1. Children of Men, dir. Alfonso Cuaron
It’s ironic that of the three Mexican directors to establish themselves as major players in this decade, Alfonso Cuaron was probably the one who impressed me least initially; he’s now definitely my favorite. I enjoyed Y Tu Mama Tambien despite the “look! saucy foreigners!” reception it received in the UK, and I enjoyed his spin on Harry Potter despite my preconceptions of the franchise, but nothing prepared me for Children of Men.
Perhaps it’s that his dystopia is so very British—recognizable (if aged) news anchors, dope-smoking hippies, downtrodden bureaucrats, Pink Floyd iconography, grey seaside towns—as well as so compellingly complete in its scope, without ever spoon-feeding the audience with contextual exegesis.
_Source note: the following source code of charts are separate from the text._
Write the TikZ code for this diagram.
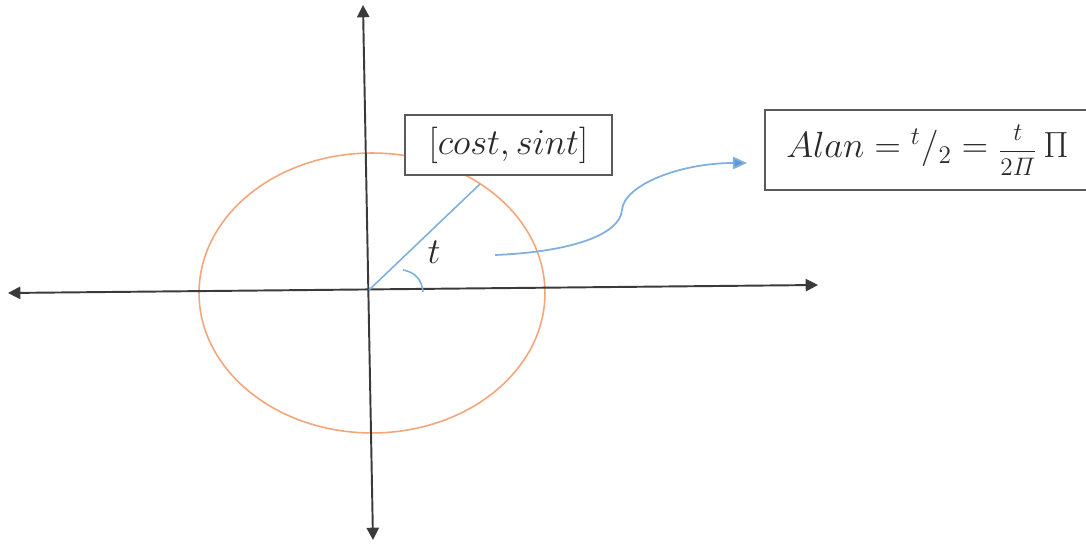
\documentclass[tikz,border=0pt]{standalone}
\usepackage{xcolor}
\usepackage{amsmath}
\usepackage{tikz}
\usetikzlibrary{arrows.meta, positioning, calc}
\definecolor{axisgray}{HTML}{3A3A3A}
\definecolor{orbit}{HTML}{F2A67A}
\definecolor{ray}{HTML}{7FB0DE}
\definecolor{raytip}{HTML}{5B9BD5}
\definecolor{frame}{HTML}{5A5A5A}
\definecolor{ink}{HTML}{2A2A2A}

\begin{document}
\begin{tikzpicture}[
  x=0.02cm, y=-0.02cm,
  axisline/.style={draw=axisgray, line width=1.1pt,
    {Triangle[length=7pt, width=7pt]}-{Triangle[length=7pt, width=7pt]}},
  labelbox/.style={rectangle, draw=frame, fill=white, line width=1.3pt,
    inner sep=0pt, text=ink, font=\fontsize{19.5}{23}\selectfont},
  rayline/.style={draw=ray, line width=0.9pt},
  link/.style={draw=ray, line width=1pt, -{Triangle[length=8pt, width=7pt, fill=raytip]}},
  anglemark/.style={draw=ray, line width=0.9pt},
]
  \useasboundingbox (0,0) rectangle (1086,546);
  \fill[white] (0,0) rectangle (1086,546);

  \coordinate (west) at (8,293);
  \coordinate (east) at (818,285);
  \coordinate (north) at (363,5);
  \coordinate (south) at (373,540);
  \coordinate (origin) at (369,290);
  \coordinate (onorbit) at (480,184);
  \coordinate (from) at (495,255);
  \coordinate (to) at (747,163);

  \draw[orbit, line width=0.9pt] (372,293) ellipse [x radius=3.46cm, y radius=2.8cm];

  \node[labelbox, minimum width=4.14cm, minimum height=1.2cm] (point) at (508.5,145) {$[cost, sint]$};
  \node[labelbox, minimum width=6.5cm, minimum height=1.6cm] (area) at (927.5,150)
    {$Alan = {}^{t}/_{2} = \mbox{\fontsize{15}{17}\selectfont$\displaystyle\frac{t}{2\varPi}$}\,\Pi$};

  \draw[axisline] (west) -- (east);
  \draw[axisline] (north) -- (south);
  \draw[rayline] (origin) -- (onorbit);
  \draw[anglemark] (403,270) .. controls (415,272) and (422,280) .. (423,292);
  \node[text=ink, font=\fontsize{19.5}{23}\selectfont] (tlabel) at (434,252) {$t$};

  \draw[link] (from) .. controls (570,252) and (620,235) .. (622,210)
    .. controls (624,185) and (680,163) .. (to);
\end{tikzpicture}
\end{document}
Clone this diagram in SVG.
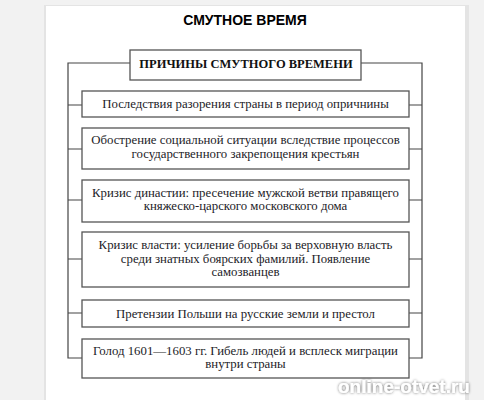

The cinematography is exceptional, the dialogue and performances touched with realism, and the plot, though simple, decorated with so many exquisite moments and set-pieces that repeated viewing is a must. I was so impressed with this at the cinema that I not only ordered it for the department, I also bought the two-disc version (with comments by Slavoj Zizek!) for myself.
Hardware, dir. Richard Stanley
Of course there are some stinkers in the office—many of them loveless French “erotic dramas”—and I have been victim to more than my fair share of them either through unscrupulous recommendations, idiotic and self-flagellatory curiosity, or pure unavoidability. Hardware, despite a quote from The Face on the cover proclaiming it “Terminator for the nineties,” is by far the worst, and I blame my friend and ex-colleague Billy for making me watch it.
A disgusting, cheesy, amoral, Iggy Pop-starring sci-fi horror directed by music-video veteran Richard Stanley, it tells the tale of a killer robot which, through a pointlessly convoluted plot, ends up trapped in a flat with a hapless female would-be-victim, whom the killer robot (called Mark 13) repeatedly tries to rape. Nice, eh? Hardware also features a cameo from Carl McCoy, Fields Of The Nephilim frontman, plus a soundtrack including Motorhead, Iggy himself (his role is minor), and Public Image Limited. As horrendous as you can possibly imagine.